The problem with most plans is this: there aren’t any.
This is the case among many technology SME companies operating in Silicon Valley. To be sure, every one of them has spreadsheets that depict the rise (nothing seems to fall) of sales, resources, share and profit over time.
But, when a CEO is asked, what are you doing that will cause sales to increase by 25% next year?, the response – to this, and follow-on questions – often points to a familiar theme: the “plan” is what results if the quantitative assumptions embedded in the spreadsheet hold true. The spreadsheet is the embodiment of assumptions that the sponsoring VCs deem both reasonable and achievable.
(It doesn’t take insightful questions to arise at the core problem. The fact that a CEO has me in her office suggests that a well thought-out framework is either not in place or, if it is, then it isn’t working.)
Don’t get me wrong. These CEOs are not unintelligent people. They are sharp, skilled, and committed. But they are often required to be so focused on the financial numerics of the enterprise that the underlying raison d’être of the firm, and the things that cause markets to respond, receive second billing.

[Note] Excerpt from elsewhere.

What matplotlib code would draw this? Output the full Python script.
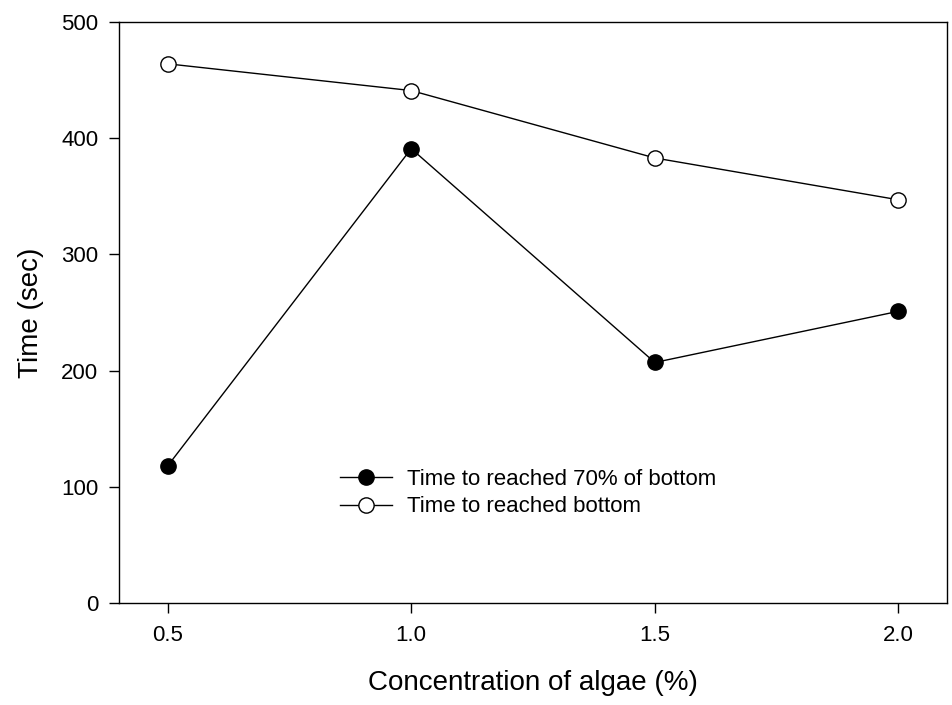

Assumptions ain’t all they’re cracked up to be
Alas, assumptions do not plans make. Assumptions are merely statements about future conditions that, for the purpose of simplifying planning, are held constant over some reasonable span of time.
To really understand what’s at the heart of a plan is to talk to those who have to implement it. Get two levels down from the CEO, and the answers to the request, please describe the company’s plan in your own words, typically span a range of diversity that covers most strategies one could imagine for an industry.
When in doubt, Go like Hell towards all points of the compass
The most succinct rendering of a plan I’ve yet heard – yet typical of what many employees often convey – is this:our strategy is to go like hell in as many different directions as we can manage, figure out the ones that pay off, then focus on those. No kidding. There is no exaggeration here.
The numerics serve as both goal and yardstick. There is always an underlying sense of how people will go about getting there, but seldom does one get an impression of it being orchestrated, rehearsed, and executed. Yet again, it is typical.
I often imagine it as people in boats trolling for fish in a lake. Dozens of boats with motors quietly humming as they troll, fishing lines in the water, waiting for a strike. Someone yells, I got one. Upon hearing this, the rest of the boats crank up their engines full throttle and head in that direction. Within minutes there are dozens of boats trolling in the same area, at risk of fishing lines crossing, yet all joyously confident that their odds of catching fish have increased.
It Doesn’t have to be this Hard
Good planning is hard work. But it saves even more hard work in its execution. Successful companies that grow large and profitable understand their markets, their competitors, the environment in which they operate, what is in their control and what is not. They commit resources long term, i.e strategy, purposefully and with the knowledge of the outcomes that will be yielded.
Spreadsheets are merely quantifiable expressions of what the business sets out to do as a result of its plan. Spreadsheets are to a business plan what sheet music is to a composer. They capture the product of intellect, but they are not a substitute for it.